I haven't done my Artist's Date yet, but I do know exactly what I'm going to do for this week, and I'm soooo looking forward to it.

6 comments:

Vanessa said...

YES! I completely agree about all three, but especially color. I love how it can instantly change your mood, whether it's a stroke of a paintbrush, or, as in your case different colors of clay.

The MP are definitely a big help in just getting up, and pouring over the negative (and positive) thoughts one may have before tackling the day ahead.

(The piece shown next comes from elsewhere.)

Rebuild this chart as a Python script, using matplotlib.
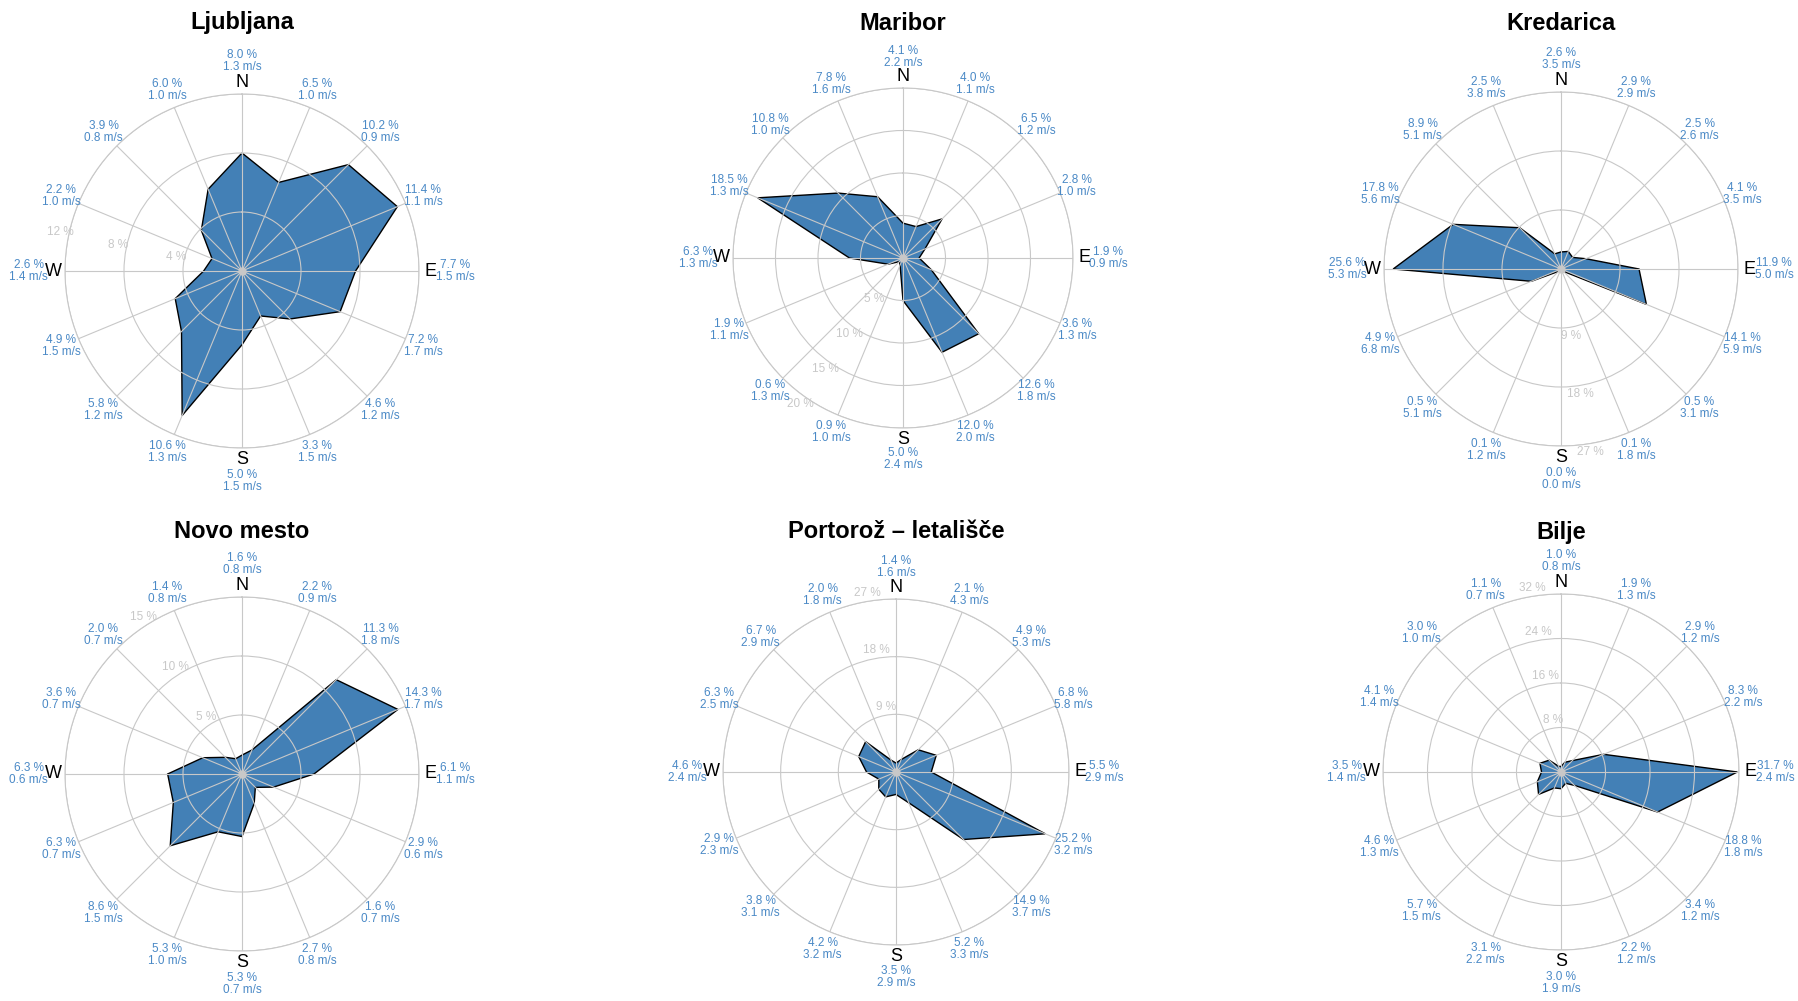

Although you haven't decided upon your Artist Date, I hope you and your artist child can reconnect - these were always my favorite part of TAW :-)

miss*R said...

my home is very colourful too!
I haven't done my Artist Date yet either, but I have something planned for Monday afternoon.
this morning I didn't get to do my morning pages and feel quite guilty.. but seeing as I didn't sleep all night, I am trying to go easy on myself.

Domestic Witch said...

I'm a cleaner too! Great topic, I have to think on this some more.

Sonny said...

What an incredible post. I really like what you wrote. The artist date took me back at first, but when I did, it was incredibly fun. You can do it too! :)

Garnet said...

Ya know what, I haven't been reading your blog or many other people's blogs as often as I used to. And I am sorry for that! I'll be around more often now that I'm aware of it. I've always enjoyed your posts and many of your commenters, too!

BBL!

Garnet said...

I enjoyed reading about the evolution of your thoughts regarding what makes you feel safe! I, too, share many of those safety things with you! Especially the color thing. About three years ago I turned one of our spare rooms into "my room" and in doing so I wanted to paint it a shade of purple. It took me about 6 months to pick the right color and when I did I slaped it all over all of the walls and called it a day. Unfortunately, ever since I painted in there, I haven't felt very comfortable retreating to "my room." I've tried reading, writing and napping in there and I just feel so out of place. I recently decided it's the color on the walls that's keeping me away from the room and not feeling safe in there. The purple I chose is too BRIGHT and BOLD for me to settle down in. If we were staying in this house, I'd repaint it a much lighter lavender.
Every wall in our new house is white. This gives me a blank canvas to work on in every room! I intend to get started chooing colors as soon as we're unpacked and settled in. The colors of my rooms, my clothing, my jewelry, everything effects my mood completely. I think there are not only safe colors and not-so-safe colors but also, the shade of those colors can be either/or as well!